=== SOURCE EXCERPT ===
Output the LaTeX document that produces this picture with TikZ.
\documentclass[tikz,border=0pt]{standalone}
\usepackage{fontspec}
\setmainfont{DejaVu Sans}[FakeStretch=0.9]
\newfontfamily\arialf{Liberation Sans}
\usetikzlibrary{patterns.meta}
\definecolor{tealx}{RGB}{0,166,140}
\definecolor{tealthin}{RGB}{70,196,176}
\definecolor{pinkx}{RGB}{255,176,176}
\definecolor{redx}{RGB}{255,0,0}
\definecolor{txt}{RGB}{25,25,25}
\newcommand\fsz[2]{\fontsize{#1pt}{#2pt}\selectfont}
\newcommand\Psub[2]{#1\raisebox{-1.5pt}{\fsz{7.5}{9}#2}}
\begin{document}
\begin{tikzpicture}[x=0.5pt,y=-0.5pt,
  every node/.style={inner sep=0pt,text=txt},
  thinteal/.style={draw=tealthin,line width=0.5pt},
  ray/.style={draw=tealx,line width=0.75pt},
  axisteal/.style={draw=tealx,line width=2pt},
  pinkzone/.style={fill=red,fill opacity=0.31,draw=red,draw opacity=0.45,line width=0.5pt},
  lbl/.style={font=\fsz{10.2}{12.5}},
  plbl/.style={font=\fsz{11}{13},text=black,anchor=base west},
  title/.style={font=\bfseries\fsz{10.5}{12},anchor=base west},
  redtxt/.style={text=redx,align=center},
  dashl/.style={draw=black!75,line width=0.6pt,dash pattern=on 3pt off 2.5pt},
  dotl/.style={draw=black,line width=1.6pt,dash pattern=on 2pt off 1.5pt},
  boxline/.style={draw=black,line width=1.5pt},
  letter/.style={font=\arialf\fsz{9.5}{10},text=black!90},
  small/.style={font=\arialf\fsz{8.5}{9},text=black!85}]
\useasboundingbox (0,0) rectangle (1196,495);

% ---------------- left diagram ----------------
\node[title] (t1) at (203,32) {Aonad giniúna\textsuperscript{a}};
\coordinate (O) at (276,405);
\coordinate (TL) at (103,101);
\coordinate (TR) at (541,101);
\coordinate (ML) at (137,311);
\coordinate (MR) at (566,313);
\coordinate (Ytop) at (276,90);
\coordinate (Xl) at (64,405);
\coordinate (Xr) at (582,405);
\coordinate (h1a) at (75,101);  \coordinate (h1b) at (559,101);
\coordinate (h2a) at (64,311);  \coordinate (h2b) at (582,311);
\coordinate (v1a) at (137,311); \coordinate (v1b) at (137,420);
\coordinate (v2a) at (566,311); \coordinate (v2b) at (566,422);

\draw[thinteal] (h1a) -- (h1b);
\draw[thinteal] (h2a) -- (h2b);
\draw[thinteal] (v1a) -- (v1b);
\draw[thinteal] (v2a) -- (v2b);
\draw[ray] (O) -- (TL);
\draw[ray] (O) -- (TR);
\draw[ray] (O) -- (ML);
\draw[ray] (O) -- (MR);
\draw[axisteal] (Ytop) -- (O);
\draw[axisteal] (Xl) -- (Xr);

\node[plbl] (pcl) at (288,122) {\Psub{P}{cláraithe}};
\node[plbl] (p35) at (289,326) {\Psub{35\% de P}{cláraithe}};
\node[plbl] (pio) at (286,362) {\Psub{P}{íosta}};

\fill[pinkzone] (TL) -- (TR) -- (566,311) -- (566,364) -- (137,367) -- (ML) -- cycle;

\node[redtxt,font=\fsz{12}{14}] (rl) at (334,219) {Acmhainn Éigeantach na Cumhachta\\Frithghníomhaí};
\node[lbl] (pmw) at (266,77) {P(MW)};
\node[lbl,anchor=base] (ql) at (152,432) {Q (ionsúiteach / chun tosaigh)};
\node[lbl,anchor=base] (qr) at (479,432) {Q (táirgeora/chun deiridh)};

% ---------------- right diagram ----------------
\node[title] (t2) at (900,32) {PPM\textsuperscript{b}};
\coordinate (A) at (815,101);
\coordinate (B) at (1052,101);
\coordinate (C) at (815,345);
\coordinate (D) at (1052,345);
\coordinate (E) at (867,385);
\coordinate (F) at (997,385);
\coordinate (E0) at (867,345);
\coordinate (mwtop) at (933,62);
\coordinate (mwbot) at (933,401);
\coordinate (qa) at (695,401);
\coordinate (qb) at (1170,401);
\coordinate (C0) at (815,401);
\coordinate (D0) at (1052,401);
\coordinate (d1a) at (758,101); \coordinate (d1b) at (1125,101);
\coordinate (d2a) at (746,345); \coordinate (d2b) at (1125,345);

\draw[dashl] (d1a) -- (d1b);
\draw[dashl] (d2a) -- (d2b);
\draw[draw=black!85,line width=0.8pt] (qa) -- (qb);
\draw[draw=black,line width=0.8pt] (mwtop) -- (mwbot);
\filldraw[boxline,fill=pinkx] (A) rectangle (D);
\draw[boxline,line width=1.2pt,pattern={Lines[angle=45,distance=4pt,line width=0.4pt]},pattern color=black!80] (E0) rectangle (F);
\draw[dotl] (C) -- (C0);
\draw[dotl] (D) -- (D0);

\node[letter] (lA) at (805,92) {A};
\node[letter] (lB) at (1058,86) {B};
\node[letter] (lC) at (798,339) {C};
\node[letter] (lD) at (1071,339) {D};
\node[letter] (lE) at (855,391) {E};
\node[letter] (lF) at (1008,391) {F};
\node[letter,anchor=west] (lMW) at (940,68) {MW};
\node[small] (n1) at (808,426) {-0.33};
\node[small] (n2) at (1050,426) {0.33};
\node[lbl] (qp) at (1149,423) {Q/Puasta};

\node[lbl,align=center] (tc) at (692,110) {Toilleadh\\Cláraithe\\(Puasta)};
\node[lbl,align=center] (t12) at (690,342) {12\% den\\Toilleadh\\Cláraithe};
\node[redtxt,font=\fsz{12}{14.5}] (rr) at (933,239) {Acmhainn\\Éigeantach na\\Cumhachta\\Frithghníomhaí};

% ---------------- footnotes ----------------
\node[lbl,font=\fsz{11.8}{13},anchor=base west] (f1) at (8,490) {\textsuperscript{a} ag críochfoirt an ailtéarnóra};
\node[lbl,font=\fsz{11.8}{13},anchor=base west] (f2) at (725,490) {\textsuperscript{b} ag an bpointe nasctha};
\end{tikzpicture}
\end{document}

=== EXERCISE ===
The whole listing above needs to be written out again exactly.

=== TASK RESPONSE ===
Output the LaTeX document that produces this picture with TikZ.
\documentclass[tikz,border=0pt]{standalone}
\usepackage{fontspec}
\setmainfont{DejaVu Sans}[FakeStretch=0.9]
\newfontfamily\arialf{Liberation Sans}
\usetikzlibrary{patterns.meta}
\definecolor{tealx}{RGB}{0,166,140}
\definecolor{tealthin}{RGB}{70,196,176}
\definecolor{pinkx}{RGB}{255,176,176}
\definecolor{redx}{RGB}{255,0,0}
\definecolor{txt}{RGB}{25,25,25}
\newcommand\fsz[2]{\fontsize{#1pt}{#2pt}\selectfont}
\newcommand\Psub[2]{#1\raisebox{-1.5pt}{\fsz{7.5}{9}#2}}
\begin{document}
\begin{tikzpicture}[x=0.5pt,y=-0.5pt,
  every node/.style={inner sep=0pt,text=txt},
  thinteal/.style={draw=tealthin,line width=0.5pt},
  ray/.style={draw=tealx,line width=0.75pt},
  axisteal/.style={draw=tealx,line width=2pt},
  pinkzone/.style={fill=red,fill opacity=0.31,draw=red,draw opacity=0.45,line width=0.5pt},
  lbl/.style={font=\fsz{10.2}{12.5}},
  plbl/.style={font=\fsz{11}{13},text=black,anchor=base west},
  title/.style={font=\bfseries\fsz{10.5}{12},anchor=base west},
  redtxt/.style={text=redx,align=center},
  dashl/.style={draw=black!75,line width=0.6pt,dash pattern=on 3pt off 2.5pt},
  dotl/.style={draw=black,line width=1.6pt,dash pattern=on 2pt off 1.5pt},
  boxline/.style={draw=black,line width=1.5pt},
  letter/.style={font=\arialf\fsz{9.5}{10},text=black!90},
  small/.style={font=\arialf\fsz{8.5}{9},text=black!85}]
\useasboundingbox (0,0) rectangle (1196,495);

% ---------------- left diagram ----------------
\node[title] (t1) at (203,32) {Aonad giniúna\textsuperscript{a}};
\coordinate (O) at (276,405);
\coordinate (TL) at (103,101);
\coordinate (TR) at (541,101);
\coordinate (ML) at (137,311);
\coordinate (MR) at (566,313);
\coordinate (Ytop) at (276,90);
\coordinate (Xl) at (64,405);
\coordinate (Xr) at (582,405);
\coordinate (h1a) at (75,101);  \coordinate (h1b) at (559,101);
\coordinate (h2a) at (64,311);  \coordinate (h2b) at (582,311);
\coordinate (v1a) at (137,311); \coordinate (v1b) at (137,420);
\coordinate (v2a) at (566,311); \coordinate (v2b) at (566,422);

\draw[thinteal] (h1a) -- (h1b);
\draw[thinteal] (h2a) -- (h2b);
\draw[thinteal] (v1a) -- (v1b);
\draw[thinteal] (v2a) -- (v2b);
\draw[ray] (O) -- (TL);
\draw[ray] (O) -- (TR);
\draw[ray] (O) -- (ML);
\draw[ray] (O) -- (MR);
\draw[axisteal] (Ytop) -- (O);
\draw[axisteal] (Xl) -- (Xr);

\node[plbl] (pcl) at (288,122) {\Psub{P}{cláraithe}};
\node[plbl] (p35) at (289,326) {\Psub{35\% de P}{cláraithe}};
\node[plbl] (pio) at (286,362) {\Psub{P}{íosta}};

\fill[pinkzone] (TL) -- (TR) -- (566,311) -- (566,364) -- (137,367) -- (ML) -- cycle;

\node[redtxt,font=\fsz{12}{14}] (rl) at (334,219) {Acmhainn Éigeantach na Cumhachta\\Frithghníomhaí};
\node[lbl] (pmw) at (266,77) {P(MW)};
\node[lbl,anchor=base] (ql) at (152,432) {Q (ionsúiteach / chun tosaigh)};
\node[lbl,anchor=base] (qr) at (479,432) {Q (táirgeora/chun deiridh)};

% ---------------- right diagram ----------------
\node[title] (t2) at (900,32) {PPM\textsuperscript{b}};
\coordinate (A) at (815,101);
\coordinate (B) at (1052,101);
\coordinate (C) at (815,345);
\coordinate (D) at (1052,345);
\coordinate (E) at (867,385);
\coordinate (F) at (997,385);
\coordinate (E0) at (867,345);
\coordinate (mwtop) at (933,62);
\coordinate (mwbot) at (933,401);
\coordinate (qa) at (695,401);
\coordinate (qb) at (1170,401);
\coordinate (C0) at (815,401);
\coordinate (D0) at (1052,401);
\coordinate (d1a) at (758,101); \coordinate (d1b) at (1125,101);
\coordinate (d2a) at (746,345); \coordinate (d2b) at (1125,345);

\draw[dashl] (d1a) -- (d1b);
\draw[dashl] (d2a) -- (d2b);
\draw[draw=black!85,line width=0.8pt] (qa) -- (qb);
\draw[draw=black,line width=0.8pt] (mwtop) -- (mwbot);
\filldraw[boxline,fill=pinkx] (A) rectangle (D);
\draw[boxline,line width=1.2pt,pattern={Lines[angle=45,distance=4pt,line width=0.4pt]},pattern color=black!80] (E0) rectangle (F);
\draw[dotl] (C) -- (C0);
\draw[dotl] (D) -- (D0);

\node[letter] (lA) at (805,92) {A};
\node[letter] (lB) at (1058,86) {B};
\node[letter] (lC) at (798,339) {C};
\node[letter] (lD) at (1071,339) {D};
\node[letter] (lE) at (855,391) {E};
\node[letter] (lF) at (1008,391) {F};
\node[letter,anchor=west] (lMW) at (940,68) {MW};
\node[small] (n1) at (808,426) {-0.33};
\node[small] (n2) at (1050,426) {0.33};
\node[lbl] (qp) at (1149,423) {Q/Puasta};

\node[lbl,align=center] (tc) at (692,110) {Toilleadh\\Cláraithe\\(Puasta)};
\node[lbl,align=center] (t12) at (690,342) {12\% den\\Toilleadh\\Cláraithe};
\node[redtxt,font=\fsz{12}{14.5}] (rr) at (933,239) {Acmhainn\\Éigeantach na\\Cumhachta\\Frithghníomhaí};

% ---------------- footnotes ----------------
\node[lbl,font=\fsz{11.8}{13},anchor=base west] (f1) at (8,490) {\textsuperscript{a} ag críochfoirt an ailtéarnóra};
\node[lbl,font=\fsz{11.8}{13},anchor=base west] (f2) at (725,490) {\textsuperscript{b} ag an bpointe nasctha};
\end{tikzpicture}
\end{document}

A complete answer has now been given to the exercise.